The person with whom you attend a yoga class and share an affinity for books by a particular Indian guru is a lot less likely to respond to distress in that homey casserole-cooking kind of way. Theoretically, of course, they could. But realistically they’re not organized to do it. It’s not automatic. You can’t count on it when times are tough. It’s the same people really, the ones who show up and the ones who don’t. But their spiritual communities are not the same.
To give them their due, most yoga teachers or vibrational healing experts are great for restoring balance and getting those stress-related kinks out of your neck. All the same, they’re likely to draw a blank when asked to perform a marriage or a funeral ceremony. It’s not that they can’t or won’t do it—just that they usually don’t know how.
The spiritual-but-not-religious are often out of their depth when it comes the weightier moments of life. There’s no time-tested ritual, no ceremony everybody knows that allows their spiritual charges to just sink down into the experience and let the wisdom of the ages carry them body-and-soul to the other side of bliss or loss or whatever. Your average mindfulness instructor might figure it out with enough practice (after all, they’re usually smart people with one or two advanced degrees). But what about in the meantime? Well, let’s be charitable and say they’re most likely making it up as they go along.
That’s not always such a bad thing. Creating your own funeral might be the better choice if you’re the surviving partner in a gay civil union who wants to feel treated like the husband or wife you know yourself to be. A Catholic priest isn’t going to be able to do that for you, even if in some cases he might secretly want to. It’s just nowhere in his allowable bag of tricks.
None of this was an issue for those of us who came of age spiritually in the ’60s, ’70s, and ’80s. We loved going at life without a religious script—or, in some cases, with a new one we loved for its philosophy, its aesthetic, or its exoticism. But whatever we told our parents or skeptical friends, most of us never got completely used to that newer script. In our heads we did, maybe. But not in our bodies. How many long-term Buddhists have I seen buried by a rabbi in the past twenty years? Honestly, I’ve lost count.

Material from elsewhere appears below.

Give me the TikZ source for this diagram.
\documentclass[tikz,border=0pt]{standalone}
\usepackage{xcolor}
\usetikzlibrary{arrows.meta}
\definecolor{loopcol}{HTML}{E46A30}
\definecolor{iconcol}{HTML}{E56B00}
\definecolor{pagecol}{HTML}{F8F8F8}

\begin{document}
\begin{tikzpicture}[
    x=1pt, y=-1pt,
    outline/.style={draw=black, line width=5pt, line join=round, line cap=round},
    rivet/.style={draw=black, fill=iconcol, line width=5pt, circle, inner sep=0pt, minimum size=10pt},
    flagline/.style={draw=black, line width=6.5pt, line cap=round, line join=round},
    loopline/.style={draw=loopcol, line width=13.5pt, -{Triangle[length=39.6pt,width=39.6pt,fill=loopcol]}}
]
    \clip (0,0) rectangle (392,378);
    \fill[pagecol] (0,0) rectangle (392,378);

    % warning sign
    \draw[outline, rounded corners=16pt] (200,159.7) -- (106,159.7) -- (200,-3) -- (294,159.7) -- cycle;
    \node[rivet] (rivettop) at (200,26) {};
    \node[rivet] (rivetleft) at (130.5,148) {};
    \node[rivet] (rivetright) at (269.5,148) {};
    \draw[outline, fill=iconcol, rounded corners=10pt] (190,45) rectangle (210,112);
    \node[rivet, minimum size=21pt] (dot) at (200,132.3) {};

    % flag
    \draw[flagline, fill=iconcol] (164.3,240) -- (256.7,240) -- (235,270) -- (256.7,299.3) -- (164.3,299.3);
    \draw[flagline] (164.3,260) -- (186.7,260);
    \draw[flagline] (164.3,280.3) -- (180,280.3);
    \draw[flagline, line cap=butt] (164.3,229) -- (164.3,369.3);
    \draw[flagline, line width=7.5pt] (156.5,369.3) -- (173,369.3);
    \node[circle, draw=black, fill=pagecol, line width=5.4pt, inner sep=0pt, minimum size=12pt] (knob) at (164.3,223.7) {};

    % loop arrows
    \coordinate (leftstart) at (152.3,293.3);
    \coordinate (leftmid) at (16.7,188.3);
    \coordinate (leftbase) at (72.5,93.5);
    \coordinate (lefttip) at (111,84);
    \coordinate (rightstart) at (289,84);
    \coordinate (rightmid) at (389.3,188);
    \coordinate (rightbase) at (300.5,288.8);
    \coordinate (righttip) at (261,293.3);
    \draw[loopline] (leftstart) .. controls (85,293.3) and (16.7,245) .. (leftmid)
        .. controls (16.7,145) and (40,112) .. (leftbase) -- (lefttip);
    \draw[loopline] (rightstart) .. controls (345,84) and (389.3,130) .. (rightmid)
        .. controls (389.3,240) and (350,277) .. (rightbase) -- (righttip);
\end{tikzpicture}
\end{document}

The bottom line is, if we’re looking for spiritual community and the grounding such communities give to our lives, we won’t find it in a weekly class or workshop. And it won’t come delivered in a book from Amazon with the smiling face of a Tibetan lama on the front. Those of us who’ve been redefining the American religious landscape for the past half-century are finally beginning to wake up a little and get…well, if not religious-not-spiritual, then at least real-not-flaky.
At our most honest, we Nones will admit that we want that “waking” to happen before it’s too late and we end up on our deathbeds wondering what mindfulness-based-stress reduction or a pile of crystals has to say about life, death, love, forgiveness, friendship, family, and the mysteries of the world beyond.